PROBLEM TO SOLVE -
Pictures are not part of the copy. Give again exactly the lines from the one with "Give me the Plotly source for this chart." to the one with "time = [0, 1, 2, 3, 4, 5, 6, 7, 8, 9]", inclusive.

>> begin TASK MATERIAL

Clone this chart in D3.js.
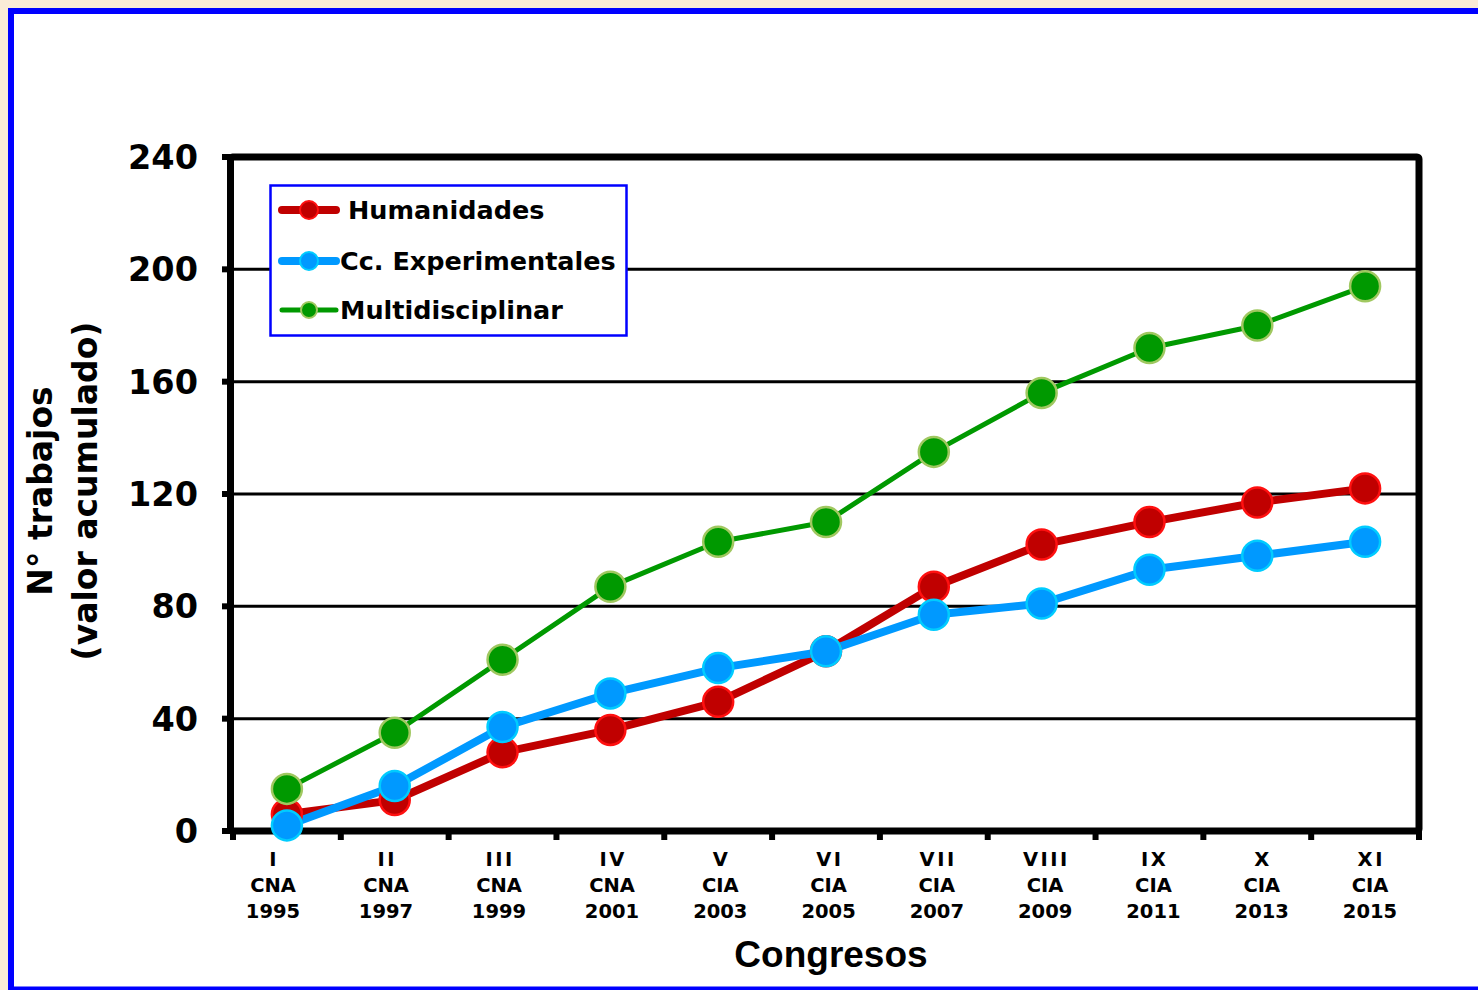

>> end TASK MATERIAL
>> begin TASK MATERIAL

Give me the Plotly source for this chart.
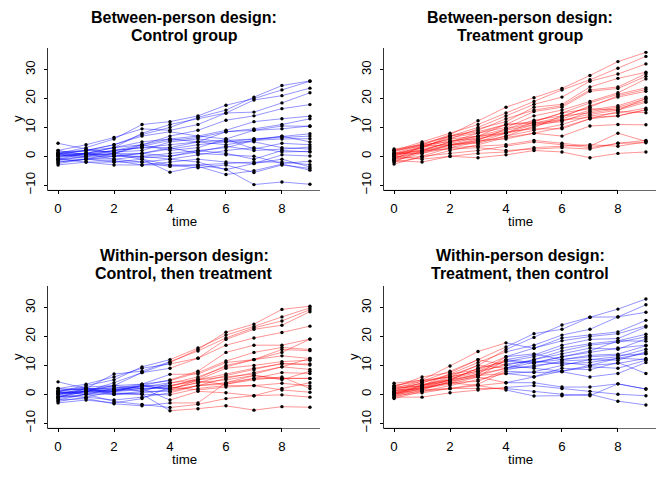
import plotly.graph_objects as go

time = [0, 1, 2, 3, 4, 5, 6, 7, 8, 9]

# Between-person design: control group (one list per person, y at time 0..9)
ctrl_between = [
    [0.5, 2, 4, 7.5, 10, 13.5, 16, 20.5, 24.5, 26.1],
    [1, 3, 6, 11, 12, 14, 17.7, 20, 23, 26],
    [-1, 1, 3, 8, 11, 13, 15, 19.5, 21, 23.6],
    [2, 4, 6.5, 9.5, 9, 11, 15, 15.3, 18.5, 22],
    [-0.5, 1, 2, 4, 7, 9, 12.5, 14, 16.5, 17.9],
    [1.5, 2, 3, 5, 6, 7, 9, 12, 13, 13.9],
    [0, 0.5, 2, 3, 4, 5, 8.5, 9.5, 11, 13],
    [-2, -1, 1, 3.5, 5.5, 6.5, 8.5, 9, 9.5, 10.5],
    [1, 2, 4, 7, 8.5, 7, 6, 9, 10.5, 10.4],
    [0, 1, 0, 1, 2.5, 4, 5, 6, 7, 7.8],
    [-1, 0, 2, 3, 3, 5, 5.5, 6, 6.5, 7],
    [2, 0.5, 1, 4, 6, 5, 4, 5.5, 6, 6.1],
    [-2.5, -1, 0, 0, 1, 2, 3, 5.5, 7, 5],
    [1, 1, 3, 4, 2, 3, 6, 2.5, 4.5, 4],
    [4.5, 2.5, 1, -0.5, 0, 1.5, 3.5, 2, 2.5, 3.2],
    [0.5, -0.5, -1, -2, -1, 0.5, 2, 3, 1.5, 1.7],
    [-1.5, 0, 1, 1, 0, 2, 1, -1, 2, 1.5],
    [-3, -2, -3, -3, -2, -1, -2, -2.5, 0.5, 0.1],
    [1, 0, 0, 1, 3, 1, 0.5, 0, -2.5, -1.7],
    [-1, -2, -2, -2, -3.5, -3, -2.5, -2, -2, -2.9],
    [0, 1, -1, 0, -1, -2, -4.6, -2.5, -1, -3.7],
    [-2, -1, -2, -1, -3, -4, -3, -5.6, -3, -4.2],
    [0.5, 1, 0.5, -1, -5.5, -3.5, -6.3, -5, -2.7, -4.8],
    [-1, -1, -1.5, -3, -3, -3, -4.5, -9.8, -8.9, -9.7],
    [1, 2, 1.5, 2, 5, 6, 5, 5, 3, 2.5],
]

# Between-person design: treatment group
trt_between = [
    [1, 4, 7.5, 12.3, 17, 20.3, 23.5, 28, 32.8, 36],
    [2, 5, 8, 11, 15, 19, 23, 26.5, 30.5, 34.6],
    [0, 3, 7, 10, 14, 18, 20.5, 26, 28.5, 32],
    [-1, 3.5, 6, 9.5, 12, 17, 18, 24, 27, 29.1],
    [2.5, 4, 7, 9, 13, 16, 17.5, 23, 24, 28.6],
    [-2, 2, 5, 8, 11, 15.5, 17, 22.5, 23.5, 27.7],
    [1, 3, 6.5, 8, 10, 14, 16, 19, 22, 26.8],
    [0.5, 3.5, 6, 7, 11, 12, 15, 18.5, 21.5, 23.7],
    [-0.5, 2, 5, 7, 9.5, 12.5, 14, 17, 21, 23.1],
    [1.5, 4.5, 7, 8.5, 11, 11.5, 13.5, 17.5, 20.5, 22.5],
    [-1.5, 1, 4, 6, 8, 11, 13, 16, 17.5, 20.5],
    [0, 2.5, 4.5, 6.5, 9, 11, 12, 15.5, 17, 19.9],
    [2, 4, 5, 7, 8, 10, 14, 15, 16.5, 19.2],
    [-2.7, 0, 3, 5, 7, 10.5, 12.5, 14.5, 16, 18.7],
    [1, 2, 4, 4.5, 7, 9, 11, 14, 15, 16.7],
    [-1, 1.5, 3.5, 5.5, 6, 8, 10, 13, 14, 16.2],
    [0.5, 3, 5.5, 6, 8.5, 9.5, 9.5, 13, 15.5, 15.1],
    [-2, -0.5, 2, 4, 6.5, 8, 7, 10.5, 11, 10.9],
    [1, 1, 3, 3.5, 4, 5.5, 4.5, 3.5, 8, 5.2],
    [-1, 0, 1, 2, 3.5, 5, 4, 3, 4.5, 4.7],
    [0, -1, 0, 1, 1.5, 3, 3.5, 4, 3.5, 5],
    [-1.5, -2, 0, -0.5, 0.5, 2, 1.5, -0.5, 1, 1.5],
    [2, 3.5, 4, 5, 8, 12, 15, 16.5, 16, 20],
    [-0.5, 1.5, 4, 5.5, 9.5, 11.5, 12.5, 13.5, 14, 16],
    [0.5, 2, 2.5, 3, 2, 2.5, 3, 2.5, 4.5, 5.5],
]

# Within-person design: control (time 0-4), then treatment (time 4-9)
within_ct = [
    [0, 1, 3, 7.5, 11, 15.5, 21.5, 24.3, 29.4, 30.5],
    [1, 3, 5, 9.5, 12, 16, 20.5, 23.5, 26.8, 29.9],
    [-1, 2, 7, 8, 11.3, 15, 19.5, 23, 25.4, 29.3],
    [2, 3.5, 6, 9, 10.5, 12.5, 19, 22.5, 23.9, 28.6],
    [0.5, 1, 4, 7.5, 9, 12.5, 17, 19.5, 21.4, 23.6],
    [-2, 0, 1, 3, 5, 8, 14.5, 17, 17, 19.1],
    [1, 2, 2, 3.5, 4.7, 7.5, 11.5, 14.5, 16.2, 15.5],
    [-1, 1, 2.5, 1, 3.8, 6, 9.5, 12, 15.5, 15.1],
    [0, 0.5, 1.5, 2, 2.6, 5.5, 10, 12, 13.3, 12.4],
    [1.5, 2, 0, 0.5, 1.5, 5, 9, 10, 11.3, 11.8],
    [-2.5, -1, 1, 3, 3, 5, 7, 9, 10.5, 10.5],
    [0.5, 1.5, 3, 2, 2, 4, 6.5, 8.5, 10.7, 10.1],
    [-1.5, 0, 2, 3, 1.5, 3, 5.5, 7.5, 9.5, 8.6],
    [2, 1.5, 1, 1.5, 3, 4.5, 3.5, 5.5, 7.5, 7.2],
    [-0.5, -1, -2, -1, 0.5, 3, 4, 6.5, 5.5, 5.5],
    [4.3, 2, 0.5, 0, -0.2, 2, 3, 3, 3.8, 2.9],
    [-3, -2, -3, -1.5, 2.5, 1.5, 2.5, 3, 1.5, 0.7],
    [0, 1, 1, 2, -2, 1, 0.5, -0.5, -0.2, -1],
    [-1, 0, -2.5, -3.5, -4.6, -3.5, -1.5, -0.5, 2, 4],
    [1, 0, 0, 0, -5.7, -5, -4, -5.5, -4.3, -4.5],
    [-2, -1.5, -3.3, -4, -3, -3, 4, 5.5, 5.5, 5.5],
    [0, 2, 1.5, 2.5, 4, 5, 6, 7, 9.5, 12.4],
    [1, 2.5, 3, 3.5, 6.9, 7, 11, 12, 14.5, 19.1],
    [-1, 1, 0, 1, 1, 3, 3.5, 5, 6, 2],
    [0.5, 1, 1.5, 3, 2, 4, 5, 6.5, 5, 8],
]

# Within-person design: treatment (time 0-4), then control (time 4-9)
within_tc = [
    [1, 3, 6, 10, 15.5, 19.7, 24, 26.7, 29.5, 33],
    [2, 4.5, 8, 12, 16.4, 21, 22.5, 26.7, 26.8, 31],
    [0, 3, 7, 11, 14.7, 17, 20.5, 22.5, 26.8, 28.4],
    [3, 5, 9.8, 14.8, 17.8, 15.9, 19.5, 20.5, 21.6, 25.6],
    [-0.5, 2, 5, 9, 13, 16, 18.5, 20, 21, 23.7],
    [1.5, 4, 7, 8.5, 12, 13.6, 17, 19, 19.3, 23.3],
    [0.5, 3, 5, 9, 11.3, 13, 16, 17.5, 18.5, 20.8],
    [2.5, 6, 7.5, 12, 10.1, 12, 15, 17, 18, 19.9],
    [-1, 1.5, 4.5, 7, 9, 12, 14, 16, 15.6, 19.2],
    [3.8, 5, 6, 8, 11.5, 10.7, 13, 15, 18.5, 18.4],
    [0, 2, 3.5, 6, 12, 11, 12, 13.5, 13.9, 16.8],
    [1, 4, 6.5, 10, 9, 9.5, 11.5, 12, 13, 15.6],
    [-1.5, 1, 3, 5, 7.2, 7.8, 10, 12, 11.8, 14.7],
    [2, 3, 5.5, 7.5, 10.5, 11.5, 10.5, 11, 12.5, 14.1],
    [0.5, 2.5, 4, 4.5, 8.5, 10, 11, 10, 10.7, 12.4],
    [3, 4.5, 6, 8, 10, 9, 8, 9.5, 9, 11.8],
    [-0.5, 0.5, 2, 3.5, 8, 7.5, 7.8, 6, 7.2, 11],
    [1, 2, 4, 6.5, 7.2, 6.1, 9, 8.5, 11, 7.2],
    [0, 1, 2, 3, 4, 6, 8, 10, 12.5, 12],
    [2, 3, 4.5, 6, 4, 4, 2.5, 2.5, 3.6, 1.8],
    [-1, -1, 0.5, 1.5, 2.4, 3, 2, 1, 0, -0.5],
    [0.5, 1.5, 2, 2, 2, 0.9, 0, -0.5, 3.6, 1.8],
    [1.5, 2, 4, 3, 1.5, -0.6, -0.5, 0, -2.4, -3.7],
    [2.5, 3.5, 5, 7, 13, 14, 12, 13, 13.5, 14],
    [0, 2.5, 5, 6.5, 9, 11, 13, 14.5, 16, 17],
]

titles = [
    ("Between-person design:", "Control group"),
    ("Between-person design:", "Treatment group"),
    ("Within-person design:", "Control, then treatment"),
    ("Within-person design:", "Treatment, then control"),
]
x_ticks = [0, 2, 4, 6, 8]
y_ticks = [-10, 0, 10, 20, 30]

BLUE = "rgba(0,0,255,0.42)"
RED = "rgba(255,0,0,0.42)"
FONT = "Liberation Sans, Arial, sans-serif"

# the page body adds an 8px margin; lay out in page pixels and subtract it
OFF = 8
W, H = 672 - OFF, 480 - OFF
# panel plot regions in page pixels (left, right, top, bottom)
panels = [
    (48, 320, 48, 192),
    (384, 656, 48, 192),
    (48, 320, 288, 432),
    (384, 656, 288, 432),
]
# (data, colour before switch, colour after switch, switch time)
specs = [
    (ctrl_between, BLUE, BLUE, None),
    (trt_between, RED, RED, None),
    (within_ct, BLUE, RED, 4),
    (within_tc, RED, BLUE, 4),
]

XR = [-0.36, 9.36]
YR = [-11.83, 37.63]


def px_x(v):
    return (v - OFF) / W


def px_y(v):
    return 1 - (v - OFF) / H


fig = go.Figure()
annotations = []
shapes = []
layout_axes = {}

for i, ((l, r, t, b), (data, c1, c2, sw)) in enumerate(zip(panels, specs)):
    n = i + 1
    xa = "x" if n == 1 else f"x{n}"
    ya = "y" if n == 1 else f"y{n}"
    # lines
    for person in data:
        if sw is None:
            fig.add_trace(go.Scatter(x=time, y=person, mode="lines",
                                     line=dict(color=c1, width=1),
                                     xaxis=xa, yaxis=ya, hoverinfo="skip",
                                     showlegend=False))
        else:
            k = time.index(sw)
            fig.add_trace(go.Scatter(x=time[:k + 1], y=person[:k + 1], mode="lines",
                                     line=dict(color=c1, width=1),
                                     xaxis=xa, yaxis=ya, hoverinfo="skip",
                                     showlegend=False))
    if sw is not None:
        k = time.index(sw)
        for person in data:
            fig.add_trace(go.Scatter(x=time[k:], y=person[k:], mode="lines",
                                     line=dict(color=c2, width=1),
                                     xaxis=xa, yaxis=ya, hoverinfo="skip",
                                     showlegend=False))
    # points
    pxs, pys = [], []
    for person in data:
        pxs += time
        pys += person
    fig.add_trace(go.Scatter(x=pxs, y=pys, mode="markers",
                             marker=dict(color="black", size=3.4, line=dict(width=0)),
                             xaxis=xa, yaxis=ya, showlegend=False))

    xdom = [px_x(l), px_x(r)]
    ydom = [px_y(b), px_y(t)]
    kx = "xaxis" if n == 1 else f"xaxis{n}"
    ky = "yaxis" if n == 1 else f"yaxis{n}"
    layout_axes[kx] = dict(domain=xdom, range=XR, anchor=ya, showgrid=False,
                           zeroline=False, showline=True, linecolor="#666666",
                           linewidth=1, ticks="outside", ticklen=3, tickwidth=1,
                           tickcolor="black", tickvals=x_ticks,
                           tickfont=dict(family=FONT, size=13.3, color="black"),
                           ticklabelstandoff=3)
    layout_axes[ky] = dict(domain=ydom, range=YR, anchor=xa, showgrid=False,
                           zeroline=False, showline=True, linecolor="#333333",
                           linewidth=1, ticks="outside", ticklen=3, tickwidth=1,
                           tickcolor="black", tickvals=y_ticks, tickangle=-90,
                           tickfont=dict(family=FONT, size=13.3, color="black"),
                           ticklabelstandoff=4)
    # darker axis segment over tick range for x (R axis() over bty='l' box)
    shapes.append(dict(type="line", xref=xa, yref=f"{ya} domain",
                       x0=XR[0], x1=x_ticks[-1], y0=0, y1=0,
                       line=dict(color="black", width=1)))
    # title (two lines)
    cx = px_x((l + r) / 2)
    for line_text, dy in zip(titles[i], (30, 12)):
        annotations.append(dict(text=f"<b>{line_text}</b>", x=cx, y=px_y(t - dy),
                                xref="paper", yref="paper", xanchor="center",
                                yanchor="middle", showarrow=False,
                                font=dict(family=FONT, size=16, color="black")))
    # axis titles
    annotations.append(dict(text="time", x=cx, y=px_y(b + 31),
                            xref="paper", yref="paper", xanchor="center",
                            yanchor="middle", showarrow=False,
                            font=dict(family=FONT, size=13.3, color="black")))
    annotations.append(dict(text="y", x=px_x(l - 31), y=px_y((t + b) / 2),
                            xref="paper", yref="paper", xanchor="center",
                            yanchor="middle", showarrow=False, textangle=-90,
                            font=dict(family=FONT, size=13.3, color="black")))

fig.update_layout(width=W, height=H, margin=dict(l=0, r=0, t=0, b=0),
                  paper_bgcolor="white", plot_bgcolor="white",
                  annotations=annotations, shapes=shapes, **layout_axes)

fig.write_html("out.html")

>> end TASK MATERIAL
>> begin TASK MATERIAL

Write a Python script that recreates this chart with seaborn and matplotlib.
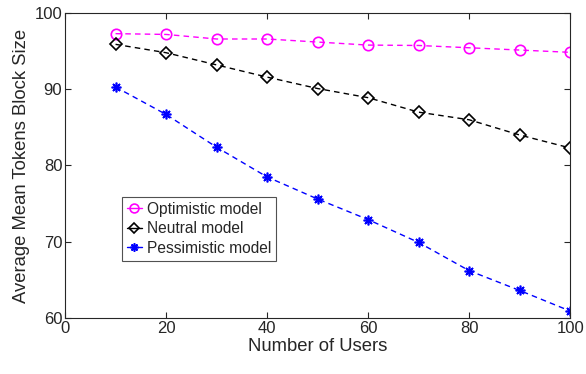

>> end TASK MATERIAL

CORRECT ANSWER -
Give me the Plotly source for this chart.
import plotly.graph_objects as go

time = [0, 1, 2, 3, 4, 5, 6, 7, 8, 9]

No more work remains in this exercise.